The first tab of this screen provides three options. The first is duplicated from the Settings app and lets you customise your primary mouse button. The second lets you change when double-clicks are registered – if you find Windows isn’t detecting when you double-click, or is making false positive matches, you can use the slider and test area to finetune how long a double-click has to last.
The final option on the page controls a little-used accessibility feature called ClickLock. When it’s enabled, you don’t need to hold down your mouse button when clicking and dragging. Instead, you hold the button briefly, which starts the selection. You can then release the button, move the mouse to complete your selection and press the button again to confirm the operation. It’s intended primarily for people who may find it hard to depress the mouse button for an extended period of time.
The second tab of the Mouse Properties dialog enables you to change the presentation of your cursor. You can pick and choose from the themes installed on your device, or specify your own images to use for different cursor states.
Pointer speed and sensitivity
The Pointer Options tab is more directly applicable to your mouse’s operation. The first set of options are related to the movement of your cursor. You can control how fast the cursor moves, enabling you to reduce or increase the effective sensitivity of your mouse.
There’s also an “Enhance pointer precision” checkbox, which dynamically adjusts the effective sensitivity relative to how fast you move the mouse. When you’re moving slowly to select a small button, Windows will adjust the sensitivity on-the-fly to keep the cursor motion precise. If you have a gaming or professional mouse, you should note that both the pointer speed and precision options may conflict with the DPI and sensitivity settings offered by your mouse.

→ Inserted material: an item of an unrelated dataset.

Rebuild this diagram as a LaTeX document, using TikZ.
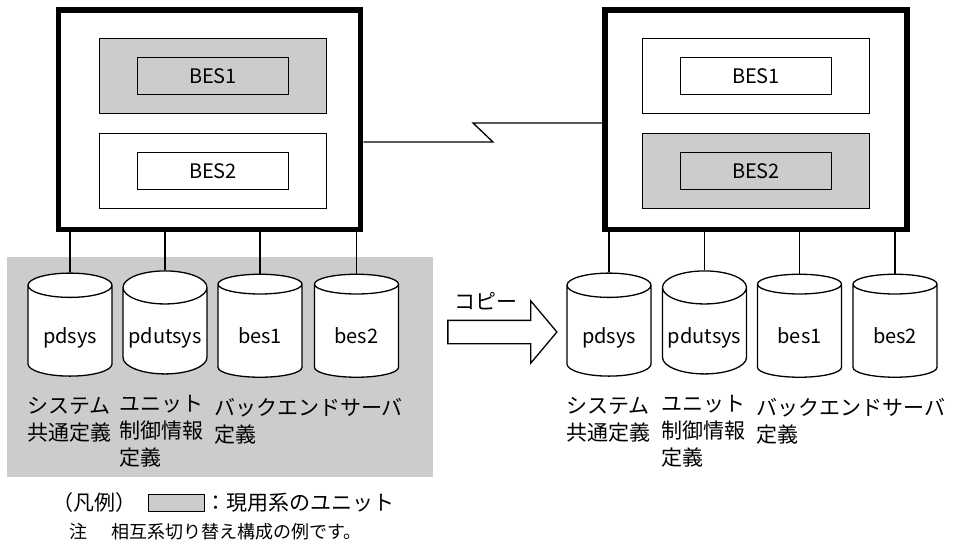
\documentclass[tikz,border=0pt]{standalone}
\usepackage{fontspec}
\setmainfont{Noto Sans CJK JP}
\usepackage{tikz}
\usetikzlibrary{positioning,shapes.geometric,shapes.arrows}

\tikzset{
  unitgray/.style={fill=black!20},
  link/.style={line width=1.3pt},
  srvbox/.style={draw, line width=5.5pt, fill=white, minimum width=302pt, minimum height=219.5pt, inner sep=0pt},
  besframe/.style={draw, line width=1.3pt, fill=white, minimum width=227pt, minimum height=75pt, inner sep=0pt},
  besbox/.style={draw, line width=1.3pt, minimum width=151pt, minimum height=37pt, inner sep=0pt, font=\fontsize{20}{24}\selectfont},
  db/.style={cylinder, shape border rotate=90, aspect=0.45, draw, line width=1.3pt, fill=white, minimum width=84pt, minimum height=103pt, inner sep=0pt, text height=30pt, text depth=5pt, font=\fontsize{20}{24}\selectfont},
  lbl/.style={align=left, inner sep=0pt, font=\fontsize{21}{27}\selectfont},
  copyarrow/.style={single arrow, draw, line width=1.3pt, fill=white, minimum height=109pt, minimum width=61pt, single arrow head extend=19.5pt, single arrow tip angle=100, inner xsep=0pt, inner ysep=11pt},
}

\begin{document}
\begin{tikzpicture}[x=1pt,y=-1pt]
        \useasboundingbox (0,0) rectangle (958,554);

        % Active unit area
        \node[unitgray, minimum width=426pt, minimum height=220pt, inner sep=0pt] (unitA) at (220,367) {};

        % Disks
        \node[db] (dbA1) at (70,331) {pdsys};
        \node[db] (dbA2) at (165,331) {pdutsys};
        \node[db] (dbA3) at (260,331) {bes1};
        \node[db] (dbA4) at (356.5,331) {bes2};
        \node[db] (dbB1) at (609,331) {pdsys};
        \node[db] (dbB2) at (704.5,331) {pdutsys};
        \node[db] (dbB3) at (799.5,331) {bes1};
        \node[db] (dbB4) at (895,331) {bes2};

        % Servers
        \node[srvbox] (srvA) at (209.5,119.5) {};
        \node[srvbox] (srvB) at (756,119.5) {};

        \node[besframe, unitgray] (frmA1) at (213,76) {};
        \node[besbox] (besA1) at (frmA1) {BES1};
        \node[besframe] (frmA2) at (213,171) {};
        \node[besbox] (besA2) at (frmA2) {BES2};

        \node[besframe] (frmB1) at (756,76) {};
        \node[besbox] (besB1) at (frmB1) {BES1};
        \node[besframe, unitgray] (frmB2) at (756,171) {};
        \node[besbox] (besB2) at (frmB2) {BES2};

        % Disk connections
        \draw[link] (dbA1.north) -- (dbA1.north |- srvA.south);
        \draw[link] (dbA2.north) -- (dbA2.north |- srvA.south);
        \draw[link] (dbA3.north) -- (dbA3.north |- srvA.south);
        \draw[link] (dbA4.north) -- (dbA4.north |- srvA.south);
        \draw[link] (dbB1.north) -- (dbB1.north |- srvB.south);
        \draw[link] (dbB2.north) -- (dbB2.north |- srvB.south);
        \draw[link] (dbB3.north) -- (dbB3.north |- srvB.south);
        \draw[link] (dbB4.north) -- (dbB4.north |- srvB.south);

        % Line between the servers
        \coordinate (zigA) at (493,142);
        \coordinate (zigB) at (473,123);
        \draw[link] (srvA.east |- zigA) -- (zigA) -- (zigB) -- (srvB.west |- zigB);

        % Disk labels
        \node[lbl, below=20pt of dbA1.south, anchor=north west, xshift=-43pt] (lblA1) {システム\\共通定義};
        \node[lbl, below=20pt of dbA2.south, anchor=north west, xshift=-46pt] (lblA2) {ユニット\\制御情報\\定義};
        \node[lbl, below=20pt of dbA3.south, anchor=north west, xshift=-46pt] (lblA3) {バックエンドサーバ\\定義};
        \node[lbl, below=20pt of dbB1.south, anchor=north west, xshift=-43pt] (lblB1) {システム\\共通定義};
        \node[lbl, below=20pt of dbB2.south, anchor=north west, xshift=-43pt] (lblB2) {ユニット\\制御情報\\定義};
        \node[lbl, below=20pt of dbB3.south, anchor=north west, xshift=-43pt] (lblB3) {バックエンドサーバ\\定義};

        % Copy arrow
        \node[copyarrow] (copy) at (497.5,332) {};
        \node[lbl] (copylbl) at (486,301) {コピー};

        % Legend
        \node[lbl, anchor=west] (legtitle) at (52,503) {（凡例）};
        \node[draw, line width=1.3pt, unitgray, minimum width=56pt, minimum height=17pt, inner sep=0pt] (legbox) at (176.5,503) {};
        \node[lbl, right=0pt of legbox] (legtext) {：現用系のユニット};
        \node[lbl, anchor=west, font=\fontsize{18}{22}\selectfont] (note) at (69,532) {注\hspace{24pt}相互系切り替え構成の例です。};
    \end{tikzpicture}
\end{document}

The second section of the Pointer Options tab controls “Snap To,” an accessibility feature which automatically moves your cursor as new popups open on your screen. Your cursor will automatically “snap to” the default button in each popup, so you don’t need to move your mouse to press “OK.”
Finding the cursor
Finally, the “Visibility” section lets you control when the cursor should be hidden. You can disable automatic cursor hiding while typing with the “Hide pointer while typing” checkbox.
Using the “Display pointer trails” option, it’s possible to display pointer trails that track your mouse across the screen if you have difficulty following your cursor. A final usability tweak is “Show location of pointer when I press the CTRL key” – a self-explanatory checkbox which can come in handy for those “lost my mouse” situations.
That’s it for Windows’ mouse settings. We’re not covering the other Mouse Properties tabs; Wheel is duplicated in the Settings page we described while Hardware lists technical information about your mouse. It’s possible you’ll see more tabs in Mouse Properties depending on your specific device – for example, many laptop touchpad drivers add additional pages here which let you customise their operation.